When did linseed become flax? I often get startled looks when I call those little beggars in the Red River Cereal linseed, but I sure wouldn’t dare call the oil version by that name, because we know linseed oil as a furniture polish, traditional oil for cricket bats, and paint solvent, not as the trendy and expensive wonder-supplement we call flax seed oil.
The source of all this is a plant whose full and proper name is Linum usitatissimum, as we might have guessed by the names of other of its products, linoleum and linen for example. It is also grown as an ornamental plant in gardens, its sky blue flowers opening only in the morning. Other uses include dye, paper, medicines, poultices, fishing nets and soap, as well as a handy plug for drains (wrap it up first though eh?). If you’re not keen on sardines or cold water/oily fish, ground flax seed or flax seed oil are particularly good sources of Omega-3. It’s not something I’ve seen used as a central ingredient in cooking – its flavour is pretty nondescript – but you can add it for nutritional and/or decorative reasons to a number of baked goods, soups, grains etc.

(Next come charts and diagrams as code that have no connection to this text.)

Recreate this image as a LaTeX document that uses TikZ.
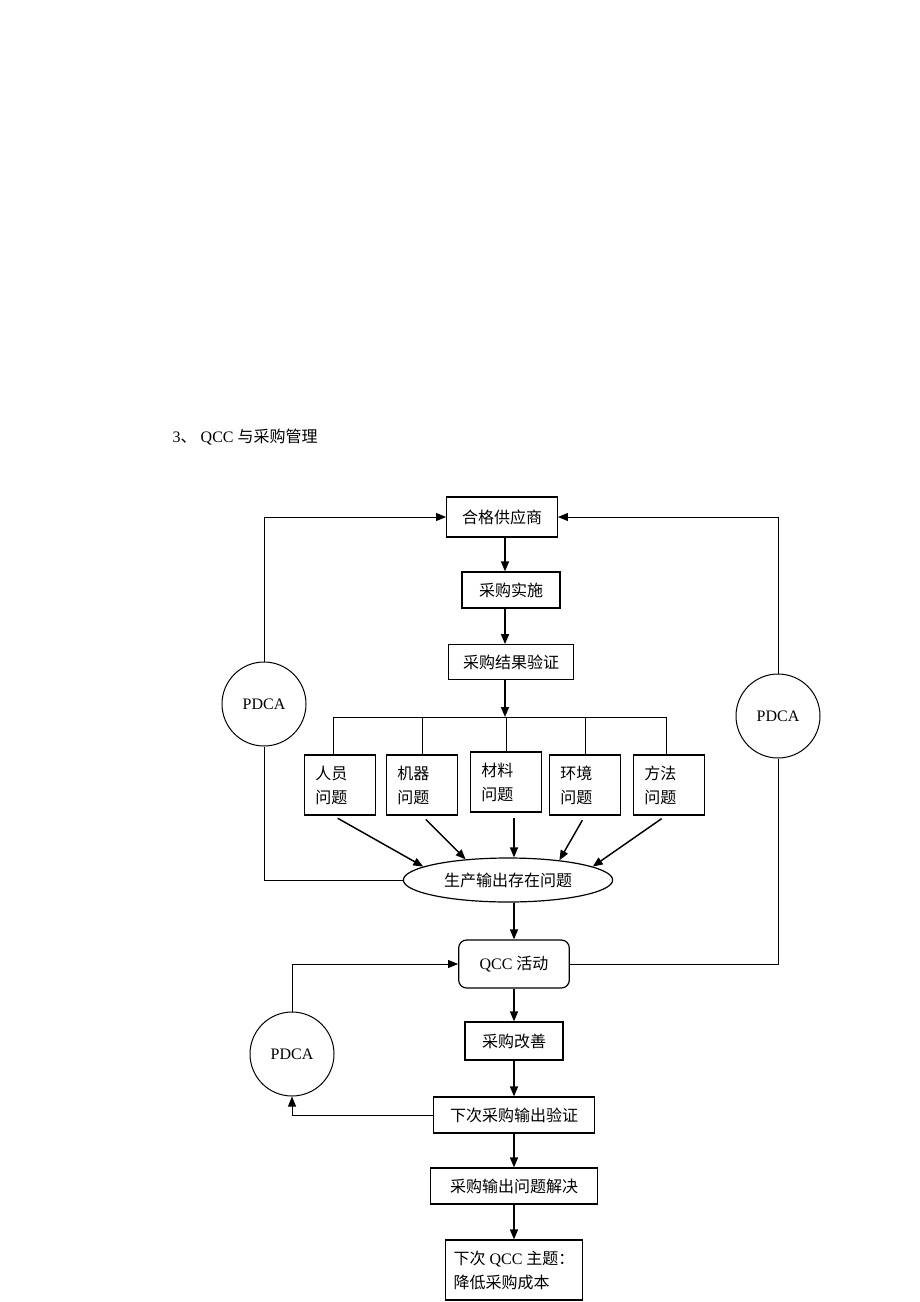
\documentclass[tikz,border=0pt]{standalone}
\usepackage{fontspec}
\setmainfont{Liberation Serif}
\newfontfamily\cjk{Noto Sans CJK SC}
\usetikzlibrary{arrows.meta}
\usetikzlibrary{shapes.geometric}

\newcommand{\zh}[1]{{\cjk #1}}
\tikzset{
  box/.style={draw,line width=0.9pt,inner sep=2pt,align=left,
              font=\fontsize{12}{18}\selectfont\cjk},
  pdca/.style={draw,circle,line width=0.75pt,minimum size=63pt,inner sep=0pt,
               font=\fontsize{12}{14}\selectfont},
  tip/.style={-{Triangle[length=7.5pt,width=6pt]}},
  flow/.style={line width=1.1pt,tip},
  loop/.style={line width=0.7pt},
}

\begin{document}
\begin{tikzpicture}[x=0.75pt,y=-0.75pt]
            \useasboundingbox (0,0) rectangle (920,1302);

            \node[anchor=west,font=\fontsize{12}{14}\selectfont] (title) at (168,437) {3\zh{、} QCC \zh{与采购管理}};

            \node[box,minimum width=83pt,minimum height=30pt] (supplier) at (502,517) {合格供应商};
            \node[box,minimum width=73.5pt,minimum height=27pt] (impl) at (511,590) {采购实施};
            \node[box,minimum width=94pt,minimum height=26pt] (verify) at (511,662) {采购结果验证};

            \coordinate (bus) at (505,717);
            \coordinate (busL) at (333,717);
            \coordinate (busR) at (666,717);

            \node[box,text width=37pt,minimum width=53pt,minimum height=45pt] (people) at (340,785) {人员\\问题};
            \node[box,text width=37pt,minimum width=53pt,minimum height=45pt] (machine) at (422,785) {机器\\问题};
            \node[box,text width=37pt,minimum width=53pt,minimum height=45pt] (material) at (506,782) {材料\\问题};
            \node[box,text width=37pt,minimum width=53pt,minimum height=45pt] (env) at (585,785) {环境\\问题};
            \node[box,text width=37pt,minimum width=53pt,minimum height=45pt] (method) at (669,785) {方法\\问题};

            \node[box,ellipse,minimum width=157pt,minimum height=33pt] (output) at (508,880) {生产输出存在问题};

            \node[box,rounded corners=6pt,minimum width=83pt,minimum height=36pt,
                  font=\fontsize{12}{18}\selectfont] (qcc) at (514,964) {QCC \zh{活动}};
            \node[box,minimum width=73.5pt,minimum height=28.5pt] (improve) at (514,1041) {采购改善};
            \node[box,minimum width=121pt,minimum height=27pt] (nextcheck) at (514,1115) {下次采购输出验证};
            \node[box,minimum width=125pt,minimum height=27pt] (solve) at (514,1186) {采购输出问题解决};
            \node[box,minimum width=103pt,minimum height=45pt,
                  font=\fontsize{12}{18}\selectfont] (theme) at (514,1270) {\zh{下次} QCC \zh{主题：}\\\zh{降低采购成本}};

            \node[pdca] (pdcaL) at (264,704) {PDCA};
            \node[pdca] (pdcaR) at (778,716) {PDCA};
            \node[pdca] (pdcaB) at (292,1054) {PDCA};

            % main flow
            \draw[flow] (supplier.south -| bus) -- (impl.north -| bus);
            \draw[flow] (impl.south -| bus) -- (verify.north -| bus);
            \draw[flow] (verify.south -| bus) -- (bus);
            \draw[loop] (busL) -- (busR);
            \draw[loop] (busL) -- (busL |- people.north);
            \draw[loop] (machine.north |- bus) -- (machine.north);
            \draw[loop] (material.north |- bus) -- (material.north);
            \draw[loop] (env.north |- bus) -- (env.north);
            \draw[loop] (busR) -- (busR |- method.north);

            \draw[flow,shorten <=4pt] (busL |- people.south) -- (output.171);
            \draw[flow,shorten <=4pt] (machine.south) -- (output.154);
            \draw[flow,shorten <=4pt] ([xshift=6pt]material.south) -- ([xshift=6pt]material.south |- output.north);
            \draw[flow,shorten <=4pt] (env.south) -- (output.21);
            \draw[flow,shorten <=4pt] (busR |- method.south) -- (output.9);

            \draw[flow] (output.south -| qcc.north) -- (qcc.north);
            \draw[flow] (qcc.south) -- (improve.north);
            \draw[flow] (improve.south) -- (nextcheck.north);
            \draw[flow] (nextcheck.south) -- (solve.north);
            \draw[flow] (solve.south) -- (theme.north);

            % PDCA loops
            \draw[loop] (output.west) -| (pdcaL.south);
            \draw[loop,tip] (pdcaL.north) |- (supplier.west);
            \draw[loop] (qcc.east) -| (pdcaR.south);
            \draw[loop,tip] (pdcaR.north) |- (supplier.east);
            \draw[loop,tip] (nextcheck.west) -| (pdcaB.south);
            \draw[loop,tip] (pdcaB.north) |- (qcc.west);

\end{tikzpicture}
\end{document}
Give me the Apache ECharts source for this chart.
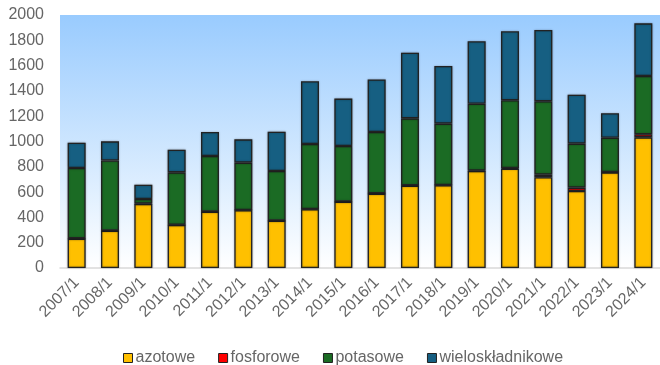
<!DOCTYPE html>
<html>
<head>
<meta charset="utf-8">
<script src="https://cdn.jsdelivr.net/npm/echarts@6/dist/echarts.min.js"></script>
<style>
  html, body { margin: 0; padding: 0; background: #ffffff; }
  #chart { width: 660px; height: 365px; }
</style>
</head>
<body>
<div id="chart"></div>
<script>
// Fertilizer consumption by type, first month of each year
var categories = ['2007/1','2008/1','2009/1','2010/1','2011/1','2012/1','2013/1','2014/1','2015/1',
                  '2016/1','2017/1','2018/1','2019/1','2020/1','2021/1','2022/1','2023/1','2024/1'];
var azotowe          = [232, 295, 506, 340, 445, 456, 374, 464, 524, 588, 651, 654, 767, 785, 717, 609, 756, 1033];
var fosforowe        = [2, 2, 3, 2, 2, 2, 2, 2, 2, 2, 2, 2, 3, 5, 21, 26, 2, 24];
var potasowe         = [556, 553, 37, 414, 438, 375, 391, 514, 438, 485, 530, 485, 529, 536, 580, 348, 272, 461];
var wieloskladnikowe = [200, 151, 113, 179, 190, 184, 311, 496, 375, 416, 519, 456, 493, 545, 563, 387, 193, 416];
var yTicks = { min: 0, max: 2000, step: 200 };

var FONT = "'Liberation Sans', Arial, sans-serif";
var GREY = '#666666';

function stackSeries(name, data, color) {
  return {
    name: name,
    type: 'bar',
    stack: 'total',
    data: data,
    barWidth: 18,
    itemStyle: {
      color: color,
      borderColor: '#222222',
      borderWidth: 1.3,
      shadowColor: 'rgba(0,0,0,0.3)',
      shadowBlur: 2
    },
    emphasis: { disabled: true }
  };
}

var chart = echarts.init(document.getElementById('chart'), null, { renderer: 'canvas' });
chart.setOption({
  animation: false,
  grid: {
    left: 60, top: 15, width: 606, height: 253,
    show: true,
    borderWidth: 0,
    backgroundColor: new echarts.graphic.LinearGradient(0, 0, 0, 1, [
      { offset: 0, color: '#99cbfe' },
      { offset: 1, color: '#ffffff' }
    ])
  },
  legend: {
    left: 118, top: 345,
    itemWidth: 9, itemHeight: 9, itemGap: 23,
    icon: 'rect',
    itemStyle: { borderColor: '#222222', borderWidth: 1 },
    textStyle: { fontFamily: FONT, fontSize: 16, color: GREY, padding: [0, 0, 0, -2] }
  },
  xAxis: {
    type: 'category',
    data: categories,
    axisLine: { lineStyle: { color: '#d9d9d9', width: 1.5 } },
    axisTick: { show: false },
    axisLabel: {
      rotate: 45, interval: 0, margin: 12,
      fontFamily: FONT, fontSize: 16, color: GREY
    }
  },
  yAxis: {
    type: 'value',
    min: yTicks.min, max: yTicks.max, interval: yTicks.step,
    splitLine: { show: false },
    axisLine: { show: false },
    axisTick: { show: false },
    axisLabel: {
      margin: 16, fontFamily: FONT, fontSize: 16, color: GREY,
      formatter: function (v) { return String(v); }
    }
  },
  series: [
    stackSeries('azotowe', azotowe, '#ffc000'),
    stackSeries('fosforowe', fosforowe, '#ff0000'),
    stackSeries('potasowe', potasowe, '#1b6b24'),
    stackSeries('wieloskładnikowe', wieloskladnikowe, '#165f82')
  ]
});
</script>
</body>
</html>
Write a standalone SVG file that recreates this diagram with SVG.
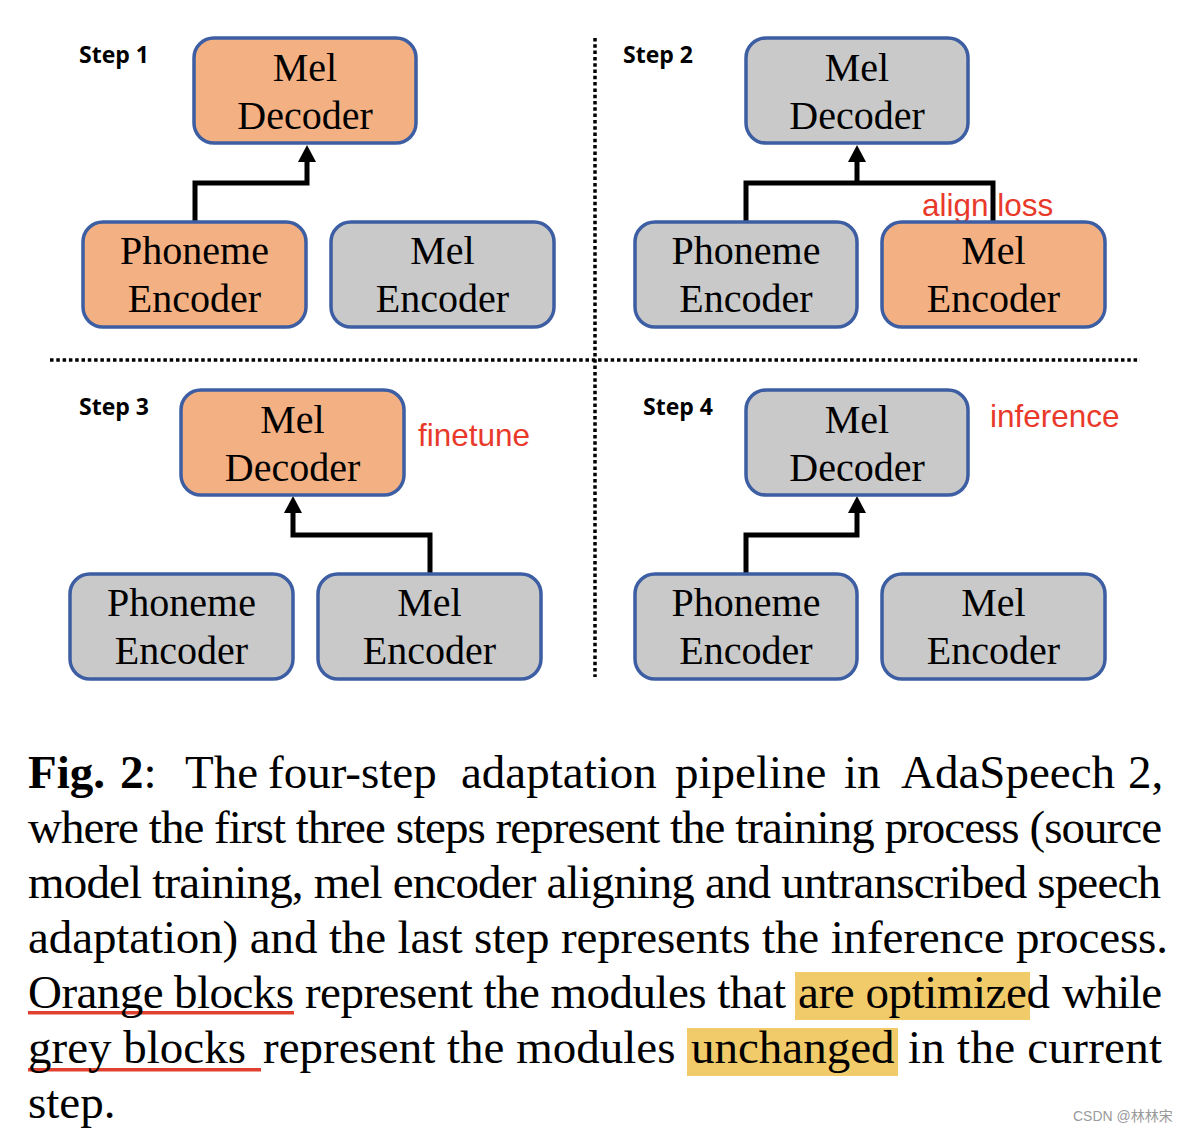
<svg xmlns="http://www.w3.org/2000/svg" width="1188" height="1132" viewBox="0 0 1188 1132">
<defs>
<style>
.box{stroke:#3d5ea3;stroke-width:3.5}
.or{fill:#f3b083}
.gr{fill:#c9c9c9}
.nt{font-family:"Liberation Serif","Times New Roman",serif;font-size:40px;fill:#000;text-anchor:middle}
.step{font-family:"Open Sans","DejaVu Sans",sans-serif;font-weight:bold;font-size:23px;fill:#000}
.red{font-family:"Liberation Sans",Arial,sans-serif;font-size:31.5px;fill:#e8392b}
.conn{fill:none;stroke:#000;stroke-width:5;stroke-linejoin:miter}
.dot{fill:none;stroke:#000;stroke-width:3.5;stroke-dasharray:3.5 2.8}
.cap{font-family:"Liberation Serif","Times New Roman",serif;font-size:47px;fill:#000}
</style>
<marker id="ah" markerUnits="userSpaceOnUse" markerWidth="18" markerHeight="18" viewBox="0 0 18 18" refX="0" refY="9" orient="auto">
<path d="M0,0 L17,9 L0,18 Z" fill="#000"/>
</marker>
</defs>
<rect width="1188" height="1132" fill="#fff"/>

<g id="dividers">
<line class="dot" x1="595" y1="38" x2="595" y2="677"/>
<line class="dot" x1="50" y1="360" x2="1140" y2="360"/>
</g>

<g id="labels">
<text class="step" x="79" y="63">Step 1</text>
<text class="step" x="623" y="63">Step 2</text>
<text class="step" x="79" y="415">Step 3</text>
<text class="step" x="643" y="415">Step 4</text>
<text class="red" x="418" y="446">finetune</text>
<text class="red" x="990" y="427">inference</text>
</g>

<g id="connectors">
<path class="conn" d="M195,222 V183 H307 V162" marker-end="url(#ah)"/>
<path class="conn" d="M746,222 V183 H993 V222"/>
<path class="conn" d="M857,183 V162" marker-end="url(#ah)"/>
<path class="conn" d="M430,574 V535 H293 V513" marker-end="url(#ah)"/>
<path class="conn" d="M746,574 V535 H857 V513" marker-end="url(#ah)"/>
</g>
<text class="red" x="922" y="216">align loss</text>

<!-- Step 1 -->
<g id="s1-mel-decoder"><rect class="box or" x="194" y="38" width="222" height="105" rx="20"/><text class="nt" x="305" y="81">Mel</text><text class="nt" x="305" y="129">Decoder</text></g>
<g id="s1-phoneme-encoder"><rect class="box or" x="83" y="222" width="223" height="105" rx="20"/><text class="nt" x="194.5" y="264">Phoneme</text><text class="nt" x="194.5" y="312">Encoder</text></g>
<g id="s1-mel-encoder"><rect class="box gr" x="331" y="222" width="223" height="105" rx="20"/><text class="nt" x="442.5" y="264">Mel</text><text class="nt" x="442.5" y="312">Encoder</text></g>

<!-- Step 2 -->
<g id="s2-mel-decoder"><rect class="box gr" x="746" y="38" width="222" height="105" rx="20"/><text class="nt" x="857" y="81">Mel</text><text class="nt" x="857" y="129">Decoder</text></g>
<g id="s2-phoneme-encoder"><rect class="box gr" x="635" y="222" width="222" height="105" rx="20"/><text class="nt" x="746" y="264">Phoneme</text><text class="nt" x="746" y="312">Encoder</text></g>
<g id="s2-mel-encoder"><rect class="box or" x="882" y="222" width="223" height="105" rx="20"/><text class="nt" x="993.5" y="264">Mel</text><text class="nt" x="993.5" y="312">Encoder</text></g>

<!-- Step 3 -->
<g id="s3-mel-decoder"><rect class="box or" x="181" y="390" width="223" height="105" rx="20"/><text class="nt" x="292.5" y="433">Mel</text><text class="nt" x="292.5" y="481">Decoder</text></g>
<g id="s3-phoneme-encoder"><rect class="box gr" x="70" y="574" width="223" height="105" rx="20"/><text class="nt" x="181.5" y="616">Phoneme</text><text class="nt" x="181.5" y="664">Encoder</text></g>
<g id="s3-mel-encoder"><rect class="box gr" x="318" y="574" width="223" height="105" rx="20"/><text class="nt" x="429.5" y="616">Mel</text><text class="nt" x="429.5" y="664">Encoder</text></g>

<!-- Step 4 -->
<g id="s4-mel-decoder"><rect class="box gr" x="746" y="390" width="222" height="105" rx="20"/><text class="nt" x="857" y="433">Mel</text><text class="nt" x="857" y="481">Decoder</text></g>
<g id="s4-phoneme-encoder"><rect class="box gr" x="635" y="574" width="222" height="105" rx="20"/><text class="nt" x="746" y="616">Phoneme</text><text class="nt" x="746" y="664">Encoder</text></g>
<g id="s4-mel-encoder"><rect class="box gr" x="882" y="574" width="223" height="105" rx="20"/><text class="nt" x="993.5" y="616">Mel</text><text class="nt" x="993.5" y="664">Encoder</text></g>

<g id="caption">
<rect x="795" y="972" width="235" height="48" fill="#f1cb6a"/>
<rect x="687" y="1028" width="211" height="48" fill="#f1cb6a"/>
<rect x="28" y="1011" width="266" height="3.5" fill="#e0402e"/>
<rect x="28" y="1068" width="233" height="3.5" fill="#e0402e"/>
<text class="cap" y="788"><tspan x="28" font-weight="bold">Fig.</tspan><tspan x="120" font-weight="bold">2</tspan><tspan>:</tspan><tspan x="185">The</tspan><tspan x="268">four-step</tspan><tspan x="461">adaptation</tspan><tspan x="675">pipeline</tspan><tspan x="844">in</tspan><tspan x="901">AdaSpeech</tspan><tspan x="1128">2,</tspan></text>
<text class="cap" x="28" y="843" textLength="1134" lengthAdjust="spacing">where the first three steps represent the training process (source</text>
<text class="cap" x="28" y="898" textLength="1133" lengthAdjust="spacing">model training, mel encoder aligning and untranscribed speech</text>
<text class="cap" x="28" y="953" textLength="1140" lengthAdjust="spacing">adaptation) and the last step represents the inference process.</text>
<text class="cap" y="1008"><tspan x="28" textLength="266" lengthAdjust="spacing">Orange blocks</tspan><tspan x="305" textLength="481" lengthAdjust="spacing">represent the modules that</tspan><tspan x="798" textLength="252" lengthAdjust="spacing">are optimized</tspan><tspan x="1062" textLength="100" lengthAdjust="spacing">while</tspan></text>
<text class="cap" y="1063"><tspan x="28">grey blocks</tspan><tspan x="263">represent the modules</tspan><tspan x="691">unchanged</tspan><tspan x="908" textLength="254" lengthAdjust="spacing">in the current</tspan></text>
<text class="cap" x="28" y="1118">step.</text>
<text x="1073" y="1121" font-family="'Liberation Sans','Noto Sans CJK SC',sans-serif" font-size="14" fill="#9a9a9a">CSDN @林林宋</text>
</g>
</svg>
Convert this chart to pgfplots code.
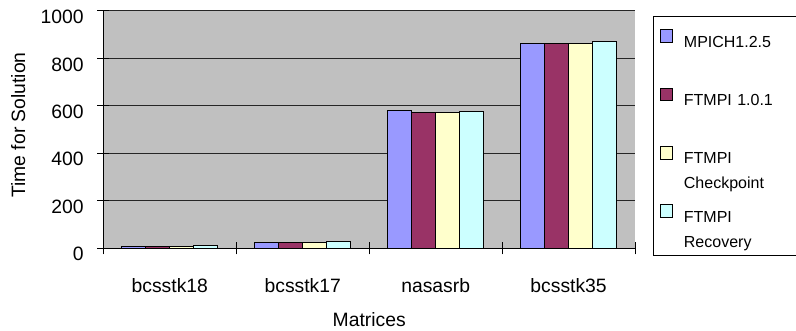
\documentclass[border=0pt]{standalone}
\usepackage{fontspec}
\setmainfont{Liberation Sans}
\usepackage{pgfplots}
\pgfplotsset{compat=1.18}
\definecolor{bg}{RGB}{192,192,192}
\definecolor{c1}{RGB}{153,153,255}
\definecolor{c2}{RGB}{153,51,102}
\definecolor{c3}{RGB}{255,255,204}
\definecolor{c4}{RGB}{204,255,255}
\begin{document}
\fontsize{14.5}{17.4}\selectfont
\begin{tikzpicture}
\useasboundingbox (-77.5pt,-61.3pt) rectangle (519.5pt,186.2pt);
\begin{axis}[
  scale only axis, width=398.8pt, height=178pt,
  xmin=-0.5, xmax=3.5, ymin=0, ymax=1000,
  axis lines=left, axis line style={-, line width=0.75pt, black},
  axis background/.style={fill=bg},
  ybar=0pt, bar width=18pt,
  ytick={0,200,...,1000},
  ymajorgrids, major grid style={black!85, line width=0.75pt},
  tick align=center, major tick length=9pt, tick style={black, line width=0.75pt},
  xtick={-0.5,0.5,1.5,2.5,3.5}, xticklabels={},
  extra x ticks={0,1,2,3},
  extra x tick labels={bcsstk18,bcsstk17,nasasrb,bcsstk35},
  extra x tick style={major tick length=0pt, grid=none, xticklabel style={anchor=base, yshift=-33.5pt}},
  yticklabel style={anchor=east, inner sep=0pt, xshift=-10pt, yshift=-4.5pt},
  /pgf/number format/assume math mode=true, /pgf/number format/1000 sep={},
  xlabel={Matrices}, ylabel={Time for Solution},
  every axis x label/.style={at={(axis description cs:0.5,0)}, anchor=base, yshift=-58.8pt},
  every axis y label/.style={at={(axis description cs:0,0.5)}, xshift=-58.7pt, yshift=3.5pt, rotate=90, anchor=base},
  every axis plot post/.append style={draw=black, line width=0.75pt,
    legend image code/.code={\draw[#1] (0pt,3.5pt) rectangle (9.5pt,13pt);}},
  legend style={at={(axis description cs:1.0339,0.9787)}, anchor=north west,
    draw=black, line width=0.75pt, fill=white,
    inner xsep=4.5pt, inner ysep=5pt, row sep=5.75pt, column sep=8pt,
    font=\fontsize{12}{14.4}\selectfont,
    nodes={inner sep=0pt, text height=18pt, text depth=20pt, text width=80pt, align=left, anchor=base west},
    cells={anchor=base west}},
]
\addplot[fill=c1] coordinates {(0,7) (1,26) (2,579) (3,862)};
\addplot[fill=c2] coordinates {(0,7) (1,26) (2,570) (3,862)};
\addplot[fill=c3] coordinates {(0,7) (1,26) (2,574) (3,861)};
\addplot[fill=c4] coordinates {(0,12) (1,27) (2,578) (3,873)};
\addlegendentry{MPICH1.2.5}
\addlegendentry{FTMPI 1.0.1}
\addlegendentry{FTMPI\\[4.35pt]Checkpoint}
\addlegendentry{FTMPI\\[4.35pt]Recovery}
\end{axis}
\end{tikzpicture}
\end{document}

I was leafing through my new copy of PN Review which includes a review of the University of Chicago’s recent exhibition The Making of Modern Poetry. The show’s over now, and on the wrong side of this continent, but I liked the reported response by John Ashbery to an acceptance by a literary magazine of his poem Europe, exclaining it was “the best news since the Treaty of Utrecht“.
In my wanderings on the U of Chicago site looking for information on the exhibition, I encountered Poem Present, where you can, if you have QuickTime or an MP3 player, hear and view past readings, including a reading and lecture by Robert Creeley who visited the university the year before he died. What a wonderful world.